[confusedcollegestudent]

Calculate the pH of the 0.39 M NH₃/0.73 M NH₄Cl buffer system. The K_b of NH₃ is 1.8 x 10^-5.
I found that the pH was 8.98 and that was right.
However with part b, I'm very confused.
What is the pH after the addition of 20.0 mL of 0.075 M NaOH to 80.0 mL of the buffer solution?
Can someone show their work and explain how this is solved?
I thought maybe the Henderson-Hasselbalch equation, but I don't know how to set it up?

[Babcock_Hall]

It is a forum rule that you should show your work or give your thoughts before we can help you.  Hint:  write an equation starting with NaOH reacting with something.

[confusedcollegestudent]

It is a forum rule that you should show your work or give your thoughts before we can help you.  Hint:  write an equation starting with NaOH reacting with something.

Sorry! I'm new!
I know that for the first part of the problem, the reaction would proceed like so:
NH₃ NH₄⁺ + OH^- when it reacts with water and will produce hydroxide ions, hence the K_b.
And from that I made an ICE chart with the provided concentrations of the buffers to find pOH, then found pH.
But what I don't understand with the second part is with the addition of NaOH and how that changes everything.
I figure that it would react with the NH₄⁺ like so:
NH₄⁺ + OH^-  NH₃ + H₂O
But beyond this point, I don't really know how to manipulate the ICE chart, if one is even used?

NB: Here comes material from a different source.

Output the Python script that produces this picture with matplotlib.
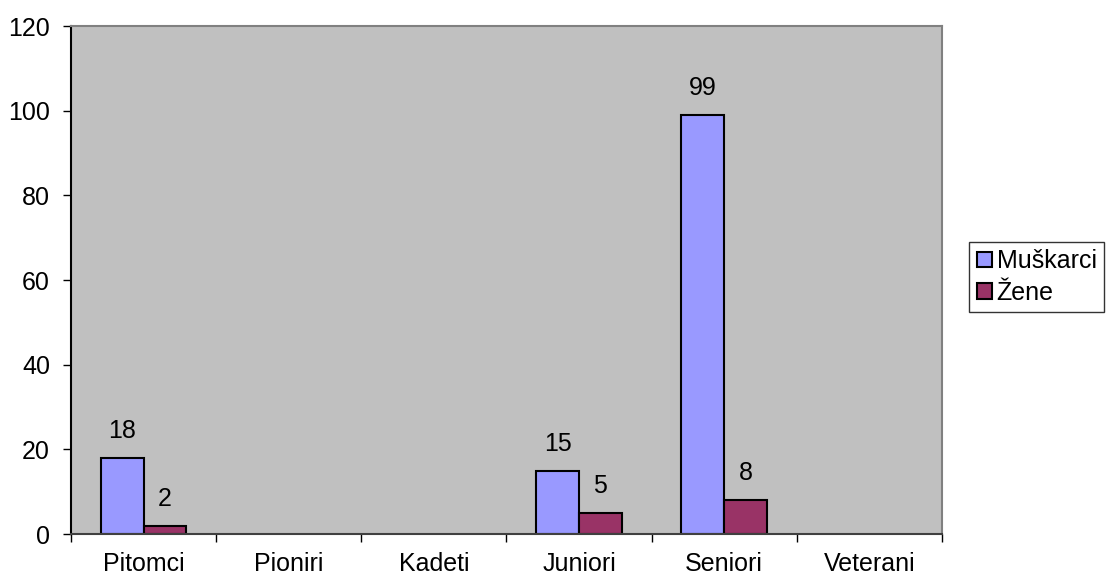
import matplotlib.pyplot as plt
import numpy as np
from matplotlib.patches import Patch

# podaci
kategorije = ["Pitomci", "Pioniri", "Kadeti", "Juniori", "Seniori", "Veterani"]
muskarci = [18, 0, 0, 15, 99, 0]
zene = [2, 0, 0, 5, 8, 0]

plt.rcParams["font.family"] = ["Liberation Sans", "DejaVu Sans"]
fs = 18

fig = plt.figure(figsize=(11.12, 5.8), dpi=100)
ax = fig.add_axes([0.0638, 0.0793, 0.7832, 0.8757])
ax.set_facecolor("#C0C0C0")

x = np.arange(len(kategorije))
w = 0.295

for i in range(len(kategorije)):
    if muskarci[i] > 0:
        ax.bar(x[i] - w / 2, muskarci[i], w, color="#9999FF", edgecolor="black", linewidth=1.5)
        ax.text(x[i] - w / 2, muskarci[i] + 3.5, str(muskarci[i]), ha="center", va="bottom", fontsize=fs)
    if zene[i] > 0:
        ax.bar(x[i] + w / 2, zene[i], w, color="#993366", edgecolor="black", linewidth=1.5)
        ax.text(x[i] + w / 2, zene[i] + 3.5, str(zene[i]), ha="center", va="bottom", fontsize=fs)

ax.set_xlim(-0.5, len(kategorije) - 0.5)
ax.set_ylim(0, 120)
ax.set_yticks(range(0, 121, 20))
ax.tick_params(axis="y", labelsize=fs, length=6, width=1, pad=9)

ax.set_xticks(x)
ax.set_xticklabels(kategorije, fontsize=fs)
ax.tick_params(axis="x", length=0, pad=13)
ax.set_xticks(np.arange(-0.5, len(kategorije)), minor=True)
ax.tick_params(axis="x", which="minor", length=6, width=1)

ax.spines["left"].set_color("black")
ax.spines["bottom"].set_color("#404040")
ax.spines["top"].set_color("#808080")
ax.spines["right"].set_color("#808080")
for s in ax.spines.values():
    s.set_linewidth(1.5)

rucke = [Patch(facecolor="#9999FF", edgecolor="black", linewidth=1.5, label="Muškarci"),
         Patch(facecolor="#993366", edgecolor="black", linewidth=1.5, label="Žene")]
leg = fig.legend(handles=rucke, loc="upper left", bbox_to_anchor=(0.8715, 0.583),
                 fontsize=fs, frameon=True, fancybox=False, edgecolor="black",
                 handlelength=0.6, handleheight=0.6, handletextpad=0.2,
                 borderpad=0.3, labelspacing=0.3, borderaxespad=0)
leg.get_frame().set_linewidth(1)

fig.savefig("out.png", dpi=100)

And how to change the Henderson-Hasselbalch equation. Since there are more H⁺ on the right side, I realize that K_a would be used.
Since there is 0.39 M of NH₃ present and 0.73 M of NH₄⁺, am I supposed to use both in the chart during the initial portion? Or am I only supposed to use one? I also don't understand what to do with the concentration or the volume of the NaOH that's used.

[Babcock_Hall]

You might start by calculating the number of moles of NaOH from its volume and concentration.